History of Sports for Peace as Conflict Intervention

The contemporary theory and practice of sports for peace and development draws its inspiration from the Greeks’ innovative approach of use of sports in reduction of violence and advancing peace, the “Olympic Truce”, considered to have been used for the first time in the 776 BC in the Greeks’ context (Briggs, McCarthy & Zorbas, 2004). Within this period, there was an increased rivalry among Kings in the Greek Cities, and it was within this rivalry that saw some cities in Greece embroiled in wars with some gaining and others weakening and ceding ground in the conflict. One instrumental personality in the history of Olympic Truce is King Ifitos (Iphitos) of Elis, who upon assessing and seeing the likelihood of fall of his Kingdom sought direction from oracle of Delphi, the then think tank of ancient Greece, on a mechanism for managing the conflict in order to prevent his kingdom from imminent fall. King Ifitos was then advised to break the conflict cycle every four years by replacing wars with friendly athletic competition.

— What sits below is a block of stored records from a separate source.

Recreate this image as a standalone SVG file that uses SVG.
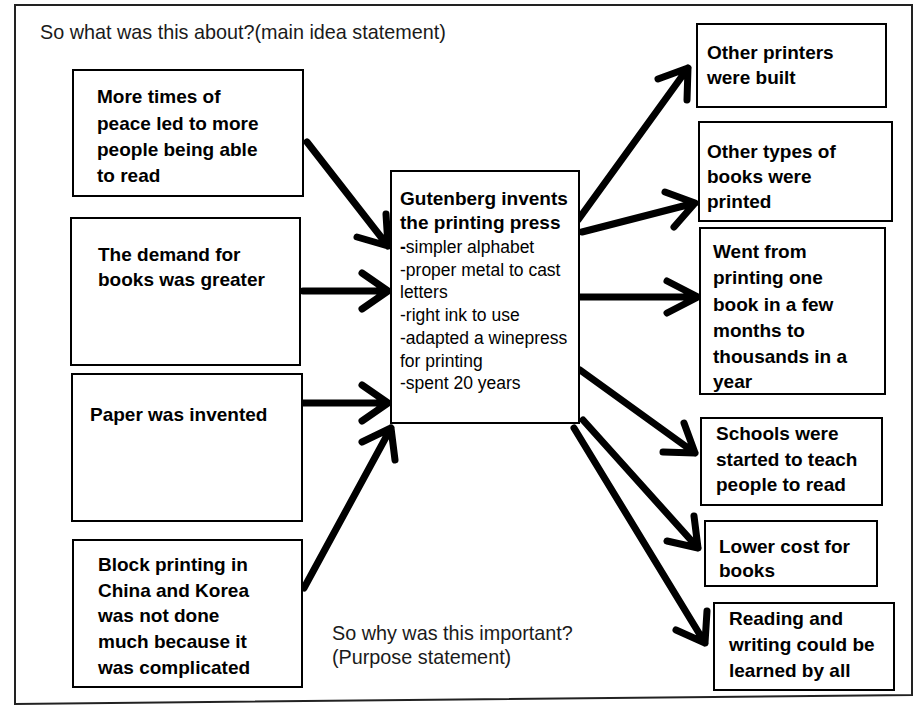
<svg xmlns="http://www.w3.org/2000/svg" width="915" height="706" viewBox="0 0 915 706">
<style>
.box{fill:#fff;stroke:#000;stroke-width:2}
.b{font-family:"Liberation Sans",Arial,sans-serif;font-weight:bold;font-size:19px;fill:#000}
.r{font-family:"Liberation Sans",Arial,sans-serif;font-size:17.5px;fill:#000}
.lab{font-family:"Liberation Sans",Arial,sans-serif;font-size:19.8px;fill:#1a1a1a}
.arr{fill:none;stroke:#000;stroke-width:7;stroke-linecap:round;stroke-linejoin:round}
</style>
<rect width="915" height="706" fill="#fff"/>
<path d="M15,5 H912 V695 L15,704 Z" fill="none" stroke="#222" stroke-width="2"/>
<text class="lab" x="40" y="39">So what was this about?(main idea statement)</text>
<text class="lab" x="332" y="640">So why was this important?</text>
<text class="lab" x="332" y="664">(Purpose statement)</text>

<g id="connectors">
<path class="arr" d="M307,142 L388,246 M386,214 L388,246 L357,237"/>
<path class="arr" d="M303,291 L388,291 M362,273 L388,291 L362,309"/>
<path class="arr" d="M303,403 L388,403 M362,385 L388,403 L362,421"/>
<path class="arr" d="M304,588 L391,428 M362,442 L391,428 L395,460"/>
<path class="arr" d="M578,220 L688,68 M658,79 L688,68 L687,100"/>
<path class="arr" d="M582,232 L695,203 M665,192 L695,203 L674,227"/>
<path class="arr" d="M580,297 L698,297 M667,281 L698,297 L667,313"/>
<path class="arr" d="M580,370 L695,453 M684,423 L695,453 L663,452"/>
<path class="arr" d="M583,420 L698,548 M694,516 L698,548 L667,541"/>
<path class="arr" d="M574,428 L705,643 M707,611 L705,643 L676,630"/>
</g>

<g id="peace">
<rect class="box" x="73" y="70" width="230" height="126"/>
<text class="b" x="97" y="103">More times of</text>
<text class="b" x="97" y="129.5">peace led to more</text>
<text class="b" x="97" y="156">people being able</text>
<text class="b" x="97" y="182">to read</text>
</g>
<g id="demand">
<rect class="box" x="71" y="218" width="229" height="147"/>
<text class="b" x="98" y="261">The demand for</text>
<text class="b" x="98" y="286">books was greater</text>
</g>
<g id="paper">
<rect class="box" x="72" y="374" width="230" height="147"/>
<text class="b" x="90" y="421">Paper was invented</text>
</g>
<g id="block">
<rect class="box" x="73" y="540" width="229" height="147"/>
<text class="b" x="98" y="571">Block printing in</text>
<text class="b" x="98" y="597">China and Korea</text>
<text class="b" x="98" y="622">was not done</text>
<text class="b" x="98" y="648">much because it</text>
<text class="b" x="98" y="674">was complicated</text>
</g>
<g id="gutenberg">
<rect class="box" x="391" y="171" width="188" height="252"/>
<text class="b" x="400" y="205">Gutenberg invents</text>
<text class="b" x="400" y="229">the printing press</text>
<text class="r" x="400" y="253"><tspan font-weight="bold">-</tspan>simpler alphabet</text>
<text class="r" x="400" y="276">-proper metal to cast</text>
<text class="r" x="400" y="298">letters</text>
<text class="r" x="400" y="321">-right ink to use</text>
<text class="r" x="400" y="344">-adapted a winepress</text>
<text class="r" x="400" y="367">for printing</text>
<text class="r" x="400" y="389">-spent 20 years</text>
</g>
<g id="printers">
<rect class="box" x="697" y="24" width="189" height="83"/>
<text class="b" x="707" y="59">Other printers</text>
<text class="b" x="707" y="84">were built</text>
</g>
<g id="types">
<rect class="box" x="699" y="122" width="193" height="99"/>
<text class="b" x="707" y="158">Other types of</text>
<text class="b" x="707" y="183">books were</text>
<text class="b" x="707" y="208">printed</text>
</g>
<g id="thousands">
<rect class="box" x="700" y="228" width="185" height="166"/>
<text class="b" x="713" y="258">Went from</text>
<text class="b" x="713" y="284">printing one</text>
<text class="b" x="713" y="311">book in a few</text>
<text class="b" x="713" y="337">months to</text>
<text class="b" x="713" y="363">thousands in a</text>
<text class="b" x="713" y="388">year</text>
</g>
<g id="schools">
<rect class="box" x="701" y="418" width="181" height="87"/>
<text class="b" x="716" y="440">Schools were</text>
<text class="b" x="716" y="466">started to teach</text>
<text class="b" x="716" y="491">people to read</text>
</g>
<g id="cost">
<rect class="box" x="705" y="521" width="172" height="65"/>
<text class="b" x="719" y="553">Lower cost for</text>
<text class="b" x="719" y="577">books</text>
</g>
<g id="reading">
<rect class="box" x="714" y="603" width="180" height="87"/>
<text class="b" x="729" y="625">Reading and</text>
<text class="b" x="729" y="651">writing could be</text>
<text class="b" x="729" y="677">learned by all</text>
</g>
</svg>
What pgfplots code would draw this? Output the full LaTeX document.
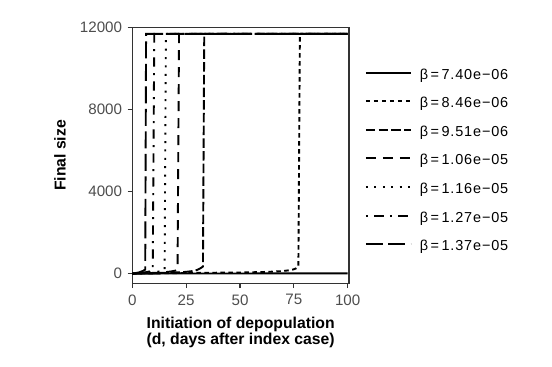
\documentclass[border=0pt]{standalone}
\usepackage{fontspec}
\setmainfont{Liberation Sans}
\usepackage{pgfplots}
\pgfplotsset{compat=1.18}
\definecolor{tickgray}{HTML}{4D4D4D}
\definecolor{axgray}{HTML}{333333}
\newcommand{\legfont}{\fontsize{14.5}{16}\selectfont\addfontfeature{LetterSpace=6}}
\newcommand{\ttlfont}{\fontsize{15.8}{16.5}\selectfont\bfseries}
\begin{document}
\begin{tikzpicture}
\useasboundingbox (0,0) rectangle (552bp,367bp);
\begin{axis}[
  at={(132.3bp,83.7bp)}, anchor=south west,
  scale only axis, width=216.7bp, height=255.6bp,
  xmin=0, xmax=100.6, ymin=-468, ymax=12000,
  xtick={0,25,50,75,100}, ytick={0,4000,8000,12000},
  scaled y ticks=false,
  /pgf/number format/1000 sep={},
  /pgf/number format/assume math mode=true,
  tick label style={font=\fontsize{15.2}{18}\selectfont, color=tickgray},
  xticklabel style={yshift=-3bp},
  yticklabel style={xshift=-2bp},
  tick align=outside, major tick length=4.7bp,
  xtick pos=bottom, ytick pos=left,
  axis line style={color=axgray, line width=1.1bp},
  tick style={color=axgray, line width=1.1bp},
  xlabel={Initiation of depopulation\\(d, days after index case)},
  xlabel style={font=\ttlfont, align=center, at={(axis description cs:0.5,-0.1299)}, anchor=north, inner sep=0pt},
  ylabel={Final size},
  ylabel style={font=\ttlfont, at={(axis description cs:-0.3075,0.5)}, anchor=base, inner sep=0pt},
  legend style={draw=none, fill=none, at={(axis description cs:1.0738,0.8619)}, anchor=north west,
    inner sep=0pt, outer sep=0pt, column sep=8bp, row sep=0pt, font=\legfont,
    nodes={inner sep=0pt, text height=16bp, text depth=12.6bp}},
  legend cell align=left,
  legend image code/.code={\draw[#1, line width=2bp] (0bp,4.8bp) -- (45bp,4.8bp);},
]
% beta = 7.40e-06
\addplot[black, line width=1.9bp] coordinates {(0,5) (25,10) (50,12) (75,14) (100,15)};
\addlegendentry{β\,=\,7.40e−06}
% beta = 8.46e-06
\addplot[black, line width=1.9bp, dash pattern=on 4.5bp off 3.5bp] coordinates {
(0,5) (10,20) (20,30) (30,40) (40,50) (50,60) (60,80) (65,100) (70,130) (73,170) (75,215) (76,260) (77.1,340) (77.8,11700) (100,11700)};
\addlegendentry{β\,=\,8.46e−06}
% beta = 9.51e-06
\addplot[black, line width=1.9bp, dash pattern=on 9.5bp off 3.2bp] coordinates {
(0,5) (10,30) (20,60) (25,90) (28,130) (30,180) (31,230) (32,290) (32.8,350) (33.4,11700) (100,11700)};
\addlegendentry{β\,=\,9.51e−06}
% beta = 1.06e-05
\addplot[black, line width=1.9bp, dash pattern=on 10bp off 7bp] coordinates {
(0,5) (10,40) (15,70) (18,110) (20,150) (21,200) (21.7,11700) (100,11700)};
\addlegendentry{β\,=\,1.06e−05}
% beta = 1.16e-05
\addplot[black, line width=1.9bp, dash pattern=on 2bp off 6.4bp] coordinates {
(0,5) (8,50) (12,100) (14,140) (15,180) (15.6,11700) (100,11700)};
\addlegendentry{β\,=\,1.16e−05}
% beta = 1.27e-05
\addplot[black, line width=1.9bp, dash pattern=on 2bp off 6.5bp on 9.3bp off 6.2bp] coordinates {
(0,5) (5,50) (8,110) (9.5,170) (10.2,11700) (100,11700)};
\addlegendentry{β\,=\,1.27e−05}
% beta = 1.37e-05
\addplot[black, line width=1.9bp, dash pattern=on 17bp off 5.5bp] coordinates {
(0,5) (3,60) (5,140) (6,200) (6.4,11700) (100,11700)};
\addlegendentry{β\,=\,1.37e−05}
\end{axis}
\end{tikzpicture}
\end{document}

From the advice, King Ifitos took a diplomatic initiative of visiting and persuading king Lycougos (Sparta) and Cleosthenes (Pisa), both of who agreed to his truce (“ekecheiria”) proposal leading to perhaps the first recorded sports for peace games in the Olympia. The truce period was 14 days: war was stopped seven days before games until seven days after the games to allow sportsmen, other actors (artistes, judges) and fans into the Olympia and return back to their homes in peace. This innovative approach to conflict and violence gained respect and lived for 1,200 years of the ancient Greek history.

With the historical lessons from ekecheiria, the modern Olympic games was revived in 1894, upon establishment of International Olympic Committee whose core mandate was to promote use of sport for peaceful development of mankind and for preservation of human dignity. Following the first modern Olympic Games in 1896 in Athens, the utility of sports as a significant instrument in peace and development process indicate a steady growth in use of sport for improving human conditions. Efforts towards promoting use of sports (essentializing) and institutionalizing use of sport for peace picked some momentum from early 1990s (Briggs, McCarthy & Zorbas, 2004; SDP IWG, 2008).